## The problem
Search the listing for "with" and copy every line where it appears.

## Exercise input
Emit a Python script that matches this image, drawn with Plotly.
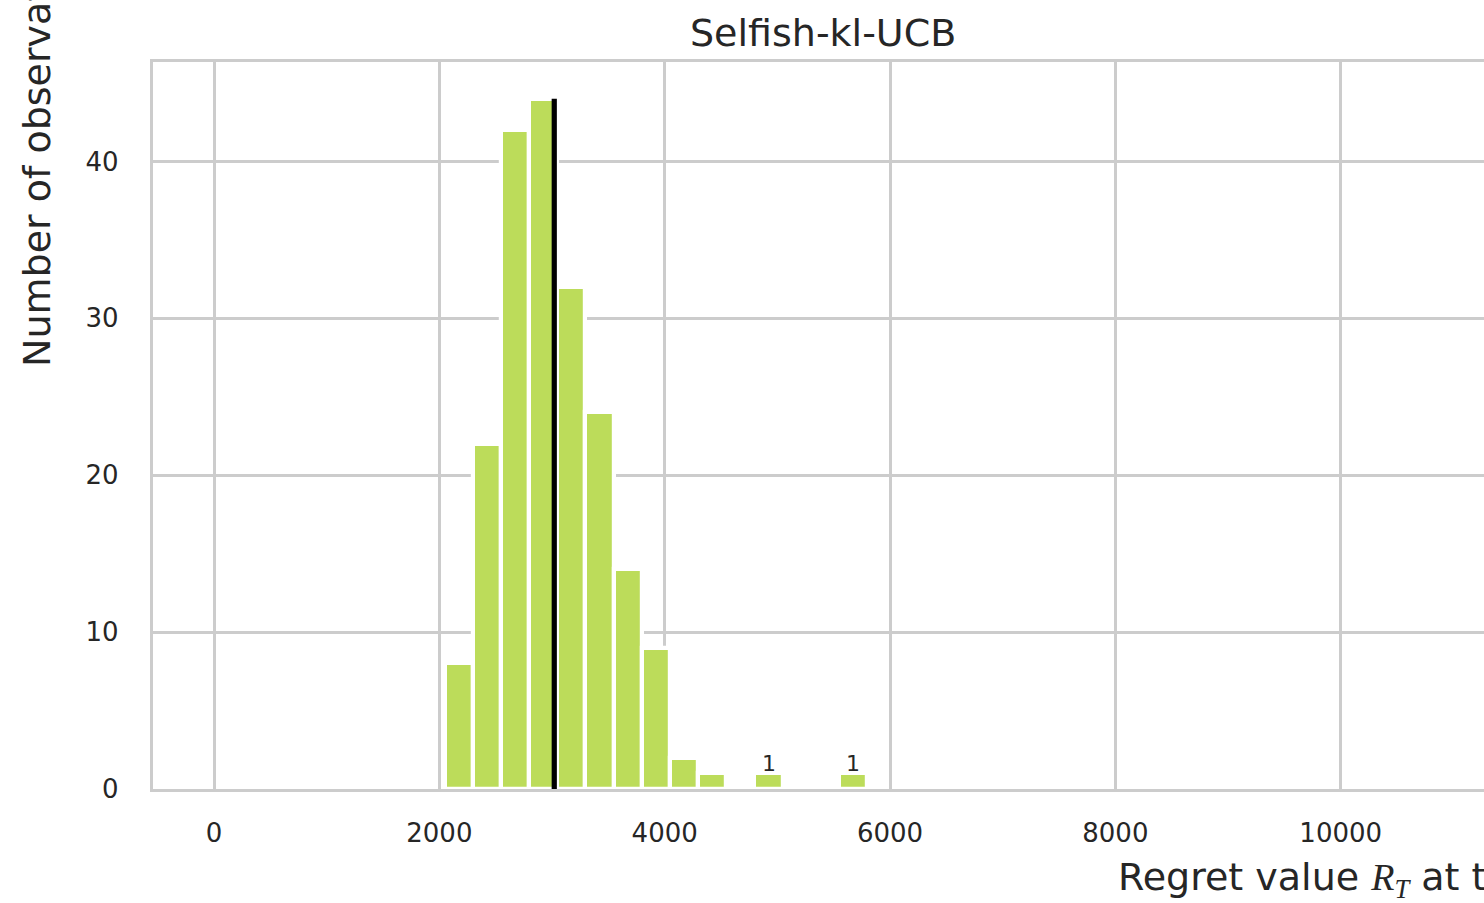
import plotly.graph_objects as go

# ---- data ----
bin_start = 2047.0
bin_width = 250.0
counts = [8, 22, 42, 44, 32, 24, 14, 9, 2, 1, 0, 1, 0, 0, 1]
bar_labels = ["", "", "", "", "", "", "", "", "", "", "", "1", "", "", "1"]
mean_regret = 3020.0
x_ticks = [0, 2000, 4000, 6000, 8000, 10000]
y_ticks = [0, 10, 20, 30, 40]
title_text = "Selfish-kl-UCB"
ylabel_text = "Number of observations"
xlabel_text = ("Regret value <span style='font-family:Liberation Serif'><i>R</i><sub><i>T</i></sub></span>"
               " at the end of simulation, for <span style='font-family:Liberation Serif'><i>T</i></span> = 10000")

centers = [bin_start + bin_width * (i + 0.5) for i in range(len(counts))]

W, H = 1484, 903
# target plot box in page pixels
PL, PT, PB = 153, 62, 789
L, T, B, R = PL, PT, H - PB, 0
pw, ph = W - L - R, H - T - B

def px_x(p):  # page px -> paper x
    return (p - L) / pw

def px_y(p):  # page px -> paper y
    return (H - B - p) / ph

X0_PX, XSCALE = 214, 0.11267
Y0_PX, YSCALE = 789, 15.69

TXT = "#262626"
GRID = "#cccccc"
FONT = "DejaVu Sans"

fig = go.Figure()
fig.add_trace(go.Bar(
    x=centers, y=counts, width=[bin_width] * len(counts),
    marker=dict(color="#bcdc5a", line=dict(color="white", width=4.2)),
    showlegend=False, hoverinfo="skip",
))
fig.add_trace(go.Scatter(
    x=[mean_regret, mean_regret], y=[0, max(counts)], mode="lines",
    line=dict(color="black", width=5.2), showlegend=False, hoverinfo="skip",
))

annotations = [
    dict(text=title_text, xref="paper", yref="paper", x=px_x(822.5), y=px_y(33),
         xanchor="center", yanchor="middle", showarrow=False,
         font=dict(family=FONT, size=38, color=TXT), borderpad=0),
    dict(text=ylabel_text, xref="paper", yref="paper", x=px_x(37), y=px_y(368),
         xanchor="center", yanchor="bottom", textangle=-90, showarrow=False,
         font=dict(family=FONT, size=38, color=TXT), borderpad=0),
    dict(text=xlabel_text, xref="paper", yref="paper", x=px_x(1117), y=px_y(880),
         xanchor="left", yanchor="middle", showarrow=False,
         font=dict(family=FONT, size=38, color=TXT), borderpad=0),
]
for cx, cnt, lab in zip(centers, counts, bar_labels):
    if lab:
        annotations.append(dict(
            text=lab, x=cx, y=cnt, xref="x", yref="y",
            xanchor="center", yanchor="bottom", yshift=-4, showarrow=False,
            font=dict(family=FONT, size=22, color=TXT), borderpad=0))

fig.update_layout(
    width=W, height=H,
    margin=dict(l=L, r=R, t=T, b=B, pad=0),
    paper_bgcolor="white", plot_bgcolor="white",
    font=dict(family=FONT, color=TXT),
    bargap=0,
    xaxis=dict(
        range=[(PL - X0_PX) / XSCALE, (W - X0_PX) / XSCALE],
        tickvals=x_ticks, ticktext=[str(v) for v in x_ticks],
        tickfont=dict(family=FONT, size=26, color=TXT),
        showgrid=True, gridcolor=GRID, gridwidth=2.8,
        zeroline=False, showline=True, linecolor=GRID, linewidth=3.4, mirror=True,
        ticks="", ticklabelstandoff=19,
    ),
    yaxis=dict(
        range=[0, (Y0_PX - PT) / YSCALE],
        tickvals=y_ticks, ticktext=[str(v) for v in y_ticks],
        tickfont=dict(family=FONT, size=26, color=TXT),
        showgrid=True, gridcolor=GRID, gridwidth=2.8,
        zeroline=False, showline=True, linecolor=GRID, linewidth=3.4, mirror=False,
        ticks="", ticklabelstandoff=26,
    ),
    annotations=annotations,
)

fig.write_html(
    "out.html",
    config={"displayModeBar": False},
    post_script="document.body.style.margin='0';document.body.style.overflow='hidden';",
)
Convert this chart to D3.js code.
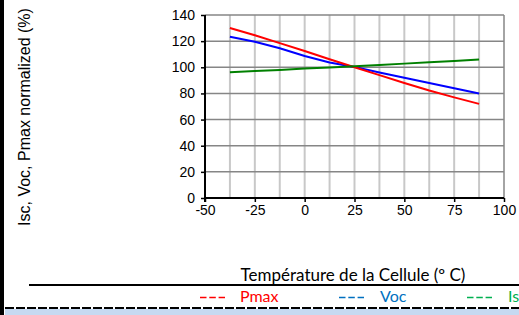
<!DOCTYPE html>
<html lang="fr">
<head>
    <meta charset="UTF-8">
    <title>Pmax Voc Isc</title>
    <style>
        body { margin: 0; background: #fff; }
        .tick-label { font-family: "Liberation Sans", Arial, sans-serif; font-size: 14px; fill: #000; }
        .calib { font-family: Lato, "Open Sans", sans-serif; font-size: 15px; }
    </style>
</head>
<body>
<script src="https://cdnjs.cloudflare.com/ajax/libs/d3/7.8.5/d3.min.js"></script>
<script>
    // data
    var temps = [-37.5, -25, -12.5, 0, 12.5, 25, 37.5, 50, 62.5, 75, 87.5];
    var pmax = [130, 124.5, 118.5, 112.5, 106.2, 100, 94, 88, 82.2, 77, 72];
    var voc  = [123.3, 119.6, 114.5, 108.6, 103.6, 100.3, 96, 92, 88, 84, 80];
    var isc  = [96.2, 97.1, 98, 99, 99.9, 100.8, 101.7, 102.8, 103.8, 104.8, 105.9];
    var xTicks = [-50, -25, 0, 25, 50, 75, 100];
    var yTicks = [0, 20, 40, 60, 80, 100, 120, 140];
    var xGrid = d3.range(-37.5, 100, 12.5);

    var width = 519, height = 315;
    var x0 = 205, x1 = 504, y0 = 198, y1 = 15;

    var svg = d3.select("body").append("svg")
        .attr("width", width)
        .attr("height", height);

    var x = d3.scaleLinear().domain([-50, 100]).range([x0, x1]);
    var y = d3.scaleLinear().domain([0, 140]).range([y0, y1]);

    /* grille verticale */
    svg.selectAll(".vgrid")
        .data(xGrid)
        .enter()
        .append("line")
        .attr("x1", function (d) { return x(d); })
        .attr("x2", function (d) { return x(d); })
        .attr("y1", y1)
        .attr("y2", y0)
        .attr("stroke", "#c8c8c8")
        .attr("stroke-width", 2);

    /* grille horizontale */
    svg.selectAll(".hgrid")
        .data(yTicks.slice(1))
        .enter()
        .append("line")
        .attr("x1", x0)
        .attr("x2", x1)
        .attr("y1", function (d) { return y(d); })
        .attr("y2", function (d) { return y(d); })
        .attr("stroke", "#868686")
        .attr("stroke-width", 1.5);

    svg.append("line")
        .attr("x1", x1).attr("x2", x1)
        .attr("y1", y1).attr("y2", y0)
        .attr("stroke", "#868686")
        .attr("stroke-width", 1.5);

    /* axes */
    var fmt = function (d) { return String(d); };
    var xAxis = d3.axisBottom(x).tickValues(xTicks).tickFormat(fmt).tickSize(4).tickPadding(3);
    var yAxis = d3.axisLeft(y).tickValues(yTicks).tickFormat(fmt).tickSize(4).tickPadding(6);

    var gx = svg.append("g").attr("transform", "translate(0," + y0 + ")").call(xAxis);
    var gy = svg.append("g").attr("transform", "translate(" + x0 + ",0)").call(yAxis);
    [gx, gy].forEach(function (g) {
        g.select(".domain").attr("stroke", "#000").attr("stroke-width", 2);
        g.selectAll(".tick line").attr("stroke", "#000").attr("stroke-width", 1.5);
        g.selectAll(".tick text").attr("class", "tick-label").attr("font-family", null).attr("font-size", null);
    });
    gx.select(".domain").attr("d", "M" + (x0 - 1) + ",0H" + x1);
    gy.select(".domain").attr("d", "M0," + y1 + "V" + (y0 + 4));

    /* courbes */
    var series = [
        {vals: voc, color: "#0000ff"},
        {vals: pmax, color: "#ff0000"},
        {vals: isc, color: "#008000"}
    ];
    var line = d3.line()
        .x(function (d, i) { return x(temps[i]); })
        .y(function (d) { return y(d); });

    svg.selectAll(".serie")
        .data(series)
        .enter()
        .append("path")
        .attr("d", function (s) { return line(s.vals); })
        .attr("fill", "none")
        .attr("stroke", function (s) { return s.color; })
        .attr("stroke-width", 2);

    /* titres */
    svg.append("text")
        .attr("class", "tick-label")
        .attr("transform", "translate(30,117) rotate(-90)")
        .attr("text-anchor", "middle")
        .style("font-size", "16px")
        .text("Isc, Voc, Pmax normalized (%)");

    svg.append("text")
        .attr("class", "calib")
        .attr("x", 353)
        .attr("y", 281)
        .attr("text-anchor", "middle")
        .style("font-size", "17px")
        .text("Température de la Cellule (º C)");

    /* cadre bas */
    svg.append("rect")
        .attr("x", 0).attr("y", 0)
        .attr("width", 4).attr("height", height)
        .attr("fill", "#000");

    svg.append("line")
        .attr("x1", 29).attr("x2", width)
        .attr("y1", 285).attr("y2", 285)
        .attr("stroke", "#000")
        .attr("stroke-width", 2);

    svg.append("rect")
        .attr("x", 5).attr("y", 309)
        .attr("width", width - 5).attr("height", 6)
        .attr("fill", "#c6d9f1");

    svg.append("line")
        .attr("x1", 5).attr("x2", width)
        .attr("y1", 308).attr("y2", 308)
        .attr("stroke", "#000")
        .attr("stroke-width", 2)
        .attr("stroke-dasharray", "9,2");

    /* légende */
    var legend = [
        {name: "Pmax", color: "#ff0000", xd: 200, xt: 240},
        {name: "Voc", color: "#0070c0", xd: 339, xt: 380},
        {name: "Is", color: "#00b050", xd: 467, xt: 508}
    ];
    var lg = svg.selectAll(".leg")
        .data(legend)
        .enter()
        .append("g");
    lg.append("line")
        .attr("x1", function (d) { return d.xd; })
        .attr("x2", function (d) { return d.xd + 25; })
        .attr("y1", 297.5)
        .attr("y2", 297.5)
        .attr("stroke", function (d) { return d.color; })
        .attr("stroke-width", 1.3)
        .attr("stroke-dasharray", "6.5,2.8");
    lg.append("text")
        .attr("class", "calib")
        .attr("x", function (d) { return d.xt; })
        .attr("y", 302)
        .attr("fill", function (d) { return d.color; })
        .style("font-size", "16px")
        .text(function (d) { return d.name; });
</script>
</body>
</html>
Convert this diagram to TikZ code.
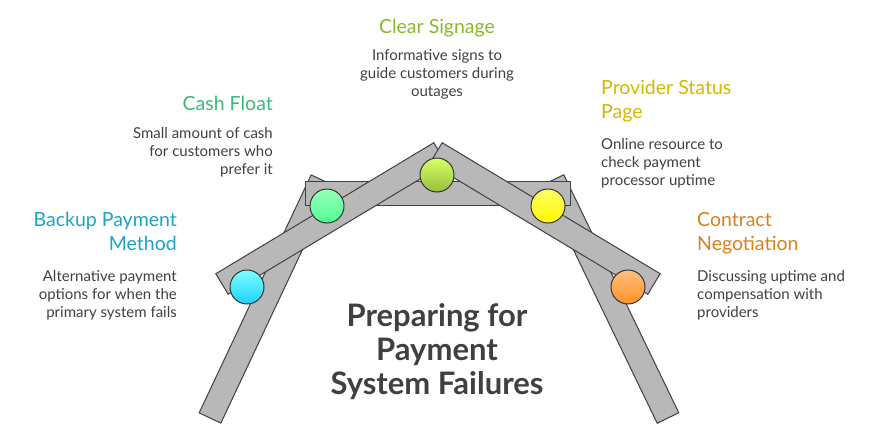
\documentclass[tikz,border=0pt]{standalone}
\usepackage{fontspec}
\setmainfont{Lato}
\usepackage{tikz}
\usetikzlibrary{positioning,calc}
\definecolor{cblue}{HTML}{1AA3C8}
\definecolor{cgreen}{HTML}{3CB878}
\definecolor{clime}{HTML}{8AB82A}
\definecolor{cyell}{HTML}{D4B800}
\definecolor{corange}{HTML}{D97F1E}
\definecolor{ctext}{HTML}{404040}
\tikzset{
  barstyle/.style={fill=black!28, draw=black!75, line width=1pt, line join=miter},
  dot/.style={circle, minimum size=34pt, draw=black!80, line width=1pt},
  head/.style={font=\fontsize{19.5}{24}\selectfont, inner sep=0pt},
  body/.style={font=\fontsize{15}{18}\selectfont, text=ctext, inner sep=0pt},
}
\newcommand\mbar[2]{%
  \filldraw[barstyle] ($(#1)!12pt!90:(#2)$) -- ($(#2)!12pt!-90:(#1)$) -- ($(#2)!12pt!90:(#1)$) -- ($(#1)!12pt!-90:(#2)$) -- cycle;}
\begin{document}
\begin{tikzpicture}[x=1pt,y=-1pt]
        \useasboundingbox (0,0) rectangle (880,431);
        % bar ends
        \coordinate (ls1) at (210,418);  \coordinate (ls2) at (322,180);
        \coordinate (rs1) at (668,418);  \coordinate (rs2) at (553,180);
        \coordinate (lf1) at (222,284);  \coordinate (lf2) at (440,153);
        \coordinate (rf1) at (654,284);  \coordinate (rf2) at (436,153);
        \coordinate (h1) at (305,193);   \coordinate (h2) at (570,193);

        \mbar{ls1}{ls2}
        \mbar{rs1}{rs2}
        \mbar{h1}{h2}
        \mbar{lf1}{lf2}
        \mbar{rf1}{rf2}

        \node[dot, top color=cyan!50, bottom color=cyan!80!blue!90] (d1) at (247,287) {};
        \node[dot, top color=green!70!cyan!40, bottom color=green!60!cyan!70] (d2) at (327,206) {};
        \node[dot, top color=lime!60, bottom color=clime!90] (d3) at (437,175) {};
        \node[dot, top color=yellow!60, bottom color=yellow!95!orange] (d4) at (548,206) {};
        \node[dot, top color=orange!50, bottom color=orange!85] (d5) at (628,287) {};

        % labels
        \node[head, text=clime] (t3) at (437,28) {Clear Signage};
        \node[body, align=center, below=12pt of t3] (b3) {Informative signs to\\guide customers during\\outages};

        \node[head, text=cgreen, anchor=east] (t2) at (273,103) {Cash Float};
        \node[body, align=right, anchor=north east] (b2) at (273,127) {Small amount of cash\\for customers who\\prefer it};

        \node[head, text=cblue, align=right, anchor=north east] (t1) at (177,212) {Backup Payment\\Method};
        \node[body, align=right, anchor=north east] (b1) at (177,270) {Alternative payment\\options for when the\\primary system fails};

        \node[head, text=cyell, align=left, anchor=north west] (t4) at (601,80) {Provider Status\\Page};
        \node[body, align=left, anchor=north west] (b4) at (601,138) {Online resource to\\check payment\\processor uptime};

        \node[head, text=corange, align=left, anchor=north west] (t5) at (697,212) {Contract\\Negotiation};
        \node[body, align=left, anchor=north west] (b5) at (697,270) {Discussing uptime and\\compensation with\\providers};

        \node[font=\fontsize{31}{34}\selectfont\bfseries, text=ctext, align=center] (title) at (437,352) {Preparing for\\Payment\\System Failures};
\end{tikzpicture}
\end{document}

## Solution to the exercise
Emit a Python script that matches this image, drawn with Plotly.
        \node[body, align=left, anchor=north west] (b5) at (697,270) {Discussing uptime and\\compensation with\\providers};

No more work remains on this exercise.